Eindrücklich wird seine von der Mutter angetriebene Flucht in den Westen Ende August 1968 in einem Zug nach Wien geschildert. Bereits ein Jahr zuvor hatte er durch eine Einladung zum Vortanzen in Stuttgart, die Voraussetzung für die Gewährung eines Visums war, einen diesbezüglichen Anlauf unternommen, musste jedoch aufgrund einer Verletzung absagen. 1968 klappte es dann bei einem Vortanzen bei Cranko in München, wo er bald zum ersten Mal Birgit Keil begegnete und ab 1.12. desselben Jahres einen Vertrag für die Stuttgarter Compagnie bekommen hatte.
Sehr bewegend und aus seinem ganz persönlichen Blickwinkel wird der Tod Crankos geschildert, der ihn kurz zuvor noch zum ersten Solisten beförderte. Dasselbe gilt für weitere besonders schwere Zäsuren seiner Karriere wie eine Halswirbel-Verletzung mit weitreichenden Folgen, seinem umjubelten Comeback als Romeo 1993, dem Rücktritt von Marcia Haydée als Gelegenheit seines eigenen Bühnenabschieds 1996 mit rund fünfzig Jahren, was als Tänzer ohnehin schon ein sehr reifes Alter ist, und er als Übergang zu einem Neuanfang betrachtete anstatt in Depressionen zu verfallen.
Mit der Ernennung zum Lehrbeauftragten 1996 und drei Jahre später zum Professor an der Musikhochschule Mannheim in der Ausbildung von TänzerInnen zu Pädagogen und Ballettmeistern sowie im Repertoire-Unterricht in klassischem Ballett für Abschluss-Klassen wartete bereits die zweite Karriere auf ihn. Gekrönt wurde sie 2003 als Partner von Birgit Keil zum Co-Direktor des 2012 zum Staatsballett avancierten Karlsruher Balletts.

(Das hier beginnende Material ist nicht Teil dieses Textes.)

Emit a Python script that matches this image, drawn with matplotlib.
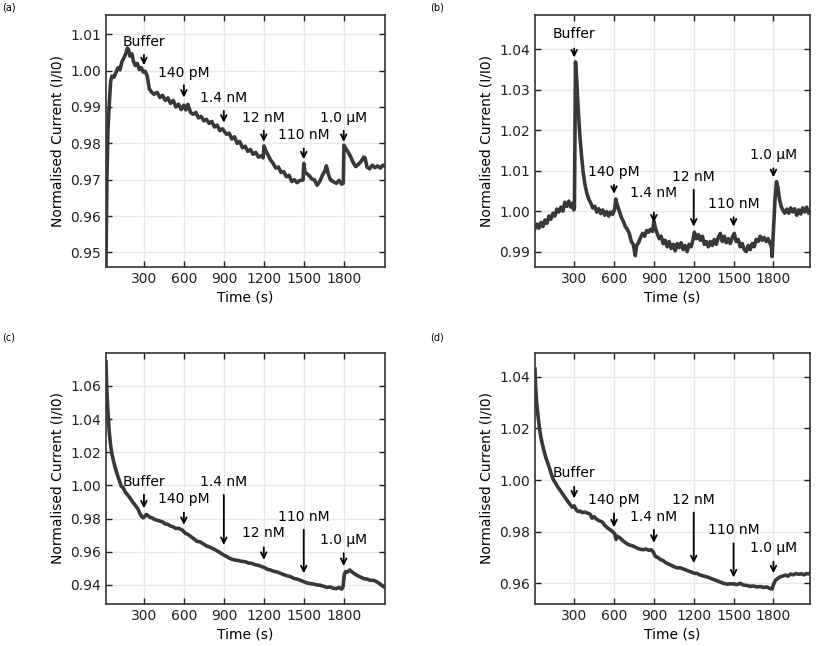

In dieser Zeit fungierte er noch zusätzlich als Kostümbildner einiger Produktionen, nachdem er bereits früher erste Entwürfe für seine Frau kreiert hatte.
Sehr berührend ist Klos Bekenntnis zum Entschluss bei der Compagnie-Leitung in Karlsruhe denselben Weg wie einst Cranko zu gehen und jungen Tänzern Chancen zu geben anstatt auf renommierte Gasttänzer zu setzen. Der Erfolg gab ihm Recht genauso wie damals seinem berühmten Mentor.
Bewegend ist schließlich noch die Erwähnung seines Schicksalsschlages in Form einer schweren Krebserkrankung, die er über alle Leiden des langwierigen Heilungsprozesses hinweg durch den festen Willen, bei der Abschieds-Gala 2019 in Karlsruhe unbedingt dabei zu sein, überwinden konnte.
Am Ende dieses sehr lesenswerten, kurzweiligen Buches, das bei den Zeitgenossen seiner Tänzerkarriere viele Erinnerungen lebendig werden lässt und Nachgeborene über vieles sicher Nicht Gewusste in Kenntnis setzt, stehen ein Rollenverzeichnis von Vladimir Klos Repertoire sowie seine Vita in Kurzform.